W178
Long-Read Deep Sequencing and Assembly of the Allotetraploid Coffea arabica cv. Caturra and its Maternal Ancestral Diploid species Coffea eugenioides

Date: Sunday, January 11, 2015
Time: 4:20 PM
Room: Esquire - Meeting House
Alvaro Gaitan , Centro Nacional de Investigaciones de Cafe, CENICAFE, Chinchiná, Colombia
Marco A. Cristancho , Centro Nacional de Investigaciones de Cafe, CENICAFE, Chinchiná, Colombia
Carmenza E. Gongora , Centro Nacional de Investigaciones de Cafe, CENICAFE, Chinchiná, Colombia
Pilar Moncada , Centro Nacional de Investigaciones de Cafe, CENICAFE, Chinchiná, Colombia
Huver Posada , Federacion Nacional de Cafeteros de Colombia (FNC)/ Centro Nacional de Investigaciones de Café (CENICAFE), Chinchina, Caldas, Colombia
Fernando Gast , Centro Nacional de Investigaciones de Cafe, CENICAFE, Chinchiná, Colombia
Marcela Yepes , Cornell University/ School of Integrative Plant Sciences/ Plant Pathology and Plant Microbe Biology Section, Geneva, NY
Herb Aldwinckle , Cornell University/ School of Integrative Plant Sciences/ Plant Pathology and Plant Microbe Biology Section, Geneva, NY
Over the last decade, climate change has caused major reductions in coffee production due to increased incidence of insect pests and diseases, and abiotic stresses that are threatening sustainable coffee production at a global scale.  In Latin America, the coffee leaf rust epidemic has had a devastating effect with losses of >1 billion dollars that are threatening coffee production and food security for many small coffee farmers. During 2008-2011, coffee leaf rust caused a reduction of nearly one third of the coffee harvest in Colombia, and between 2012-2014, it caused >50% reduction in production in Central America, affecting more than 5 million people. Peru has been hit particularly hard in 2014. Our research is focus on de novo  sequencing and assembly of the coffee genome to accelerate adaptation of the crop to climate change.

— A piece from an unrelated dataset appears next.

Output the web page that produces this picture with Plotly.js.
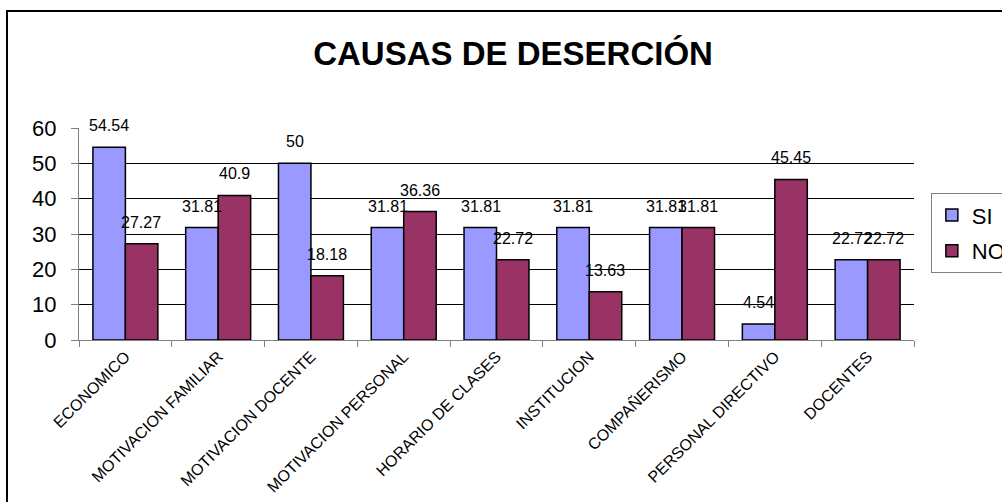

We collaborated with Pacific BioSciences for the construction of three long insert coffee genomic libraries, Blue Pippin size selection, QC, and high-throughput PACBio sequencing as well as de novo assembly of the allotetraploid Coffea arabica cv. Caturra genome.  This genotype was selected since we have already developed a high density molecular genetic map (>1,000 sequenced-based markers), and a BAC library (11X coverage, 114,816 clones) completely BAC end-sequenced using Sanger and fingerprinted, as well as comprehensive transcriptomics data (>125,000 Sanger-sequenced ESTs), and several populations that are currently being phenotyped for climate change adaptation. High-throughput PACBio sequencing of the libraries generated 73.54 Gb of post-filtered data with a N50 read of 12-15Kb for ~57-60X coverage of the C. arabica genome (1,300 Mb).  This data has been used for a first assembly of the allotetraploid C. arabica genome.

 To guide and validate the allotetraploid assembly, we will use high quality assemblies of the genomes of its two diploid ancestral species.  We collaborated with Roche to generate the first high quality de novo assembly of the maternal ancestor of C. arabica, the diploid species C. eugenioides (660 Mb).  We used Roche 454 FLX+ (average read length 750 bp) to sequence a WGS library at 9X coverage, and 454 Titanium (paired end reads) to sequence twelve 20 Kb insert libraries at 3.03X coverage, as well as Illumina Moleculo (10 Kb fragments) paired end sequenced at 3.43X coverage. Our strategy mimicked the sequencing strategy for the high quality assembly of the diploid paternal ancestor of C. arabica, the cultivated species C. canephora that was recently published (Denoed et al. 2014.  Science 345: 1181-1184; genome assembly available at: http://coffee-genome.org).  Transcriptome assembly and GBS studies to validate genome assemblies and anchor scaffolds to chromosomes for C. arabica and C. eugenioides are on going, and should dramatically improve our understanding of coffee genetics and genomics providing direct applications to breeders for climate change adaptation.  Integration of genomic studies of equivalent quality among the allotetraploid C. arabica  and its diploid progenitors will maximize scientific insights into the complex biology of polyploids.

This work is co-funded by IDB/FONTAGRO, FNC/CENICAFE, Colombia/MinAgriculture.

This abstract will be co-presented with an extended time by co-authors Gaitán, Cristancho and Góngora.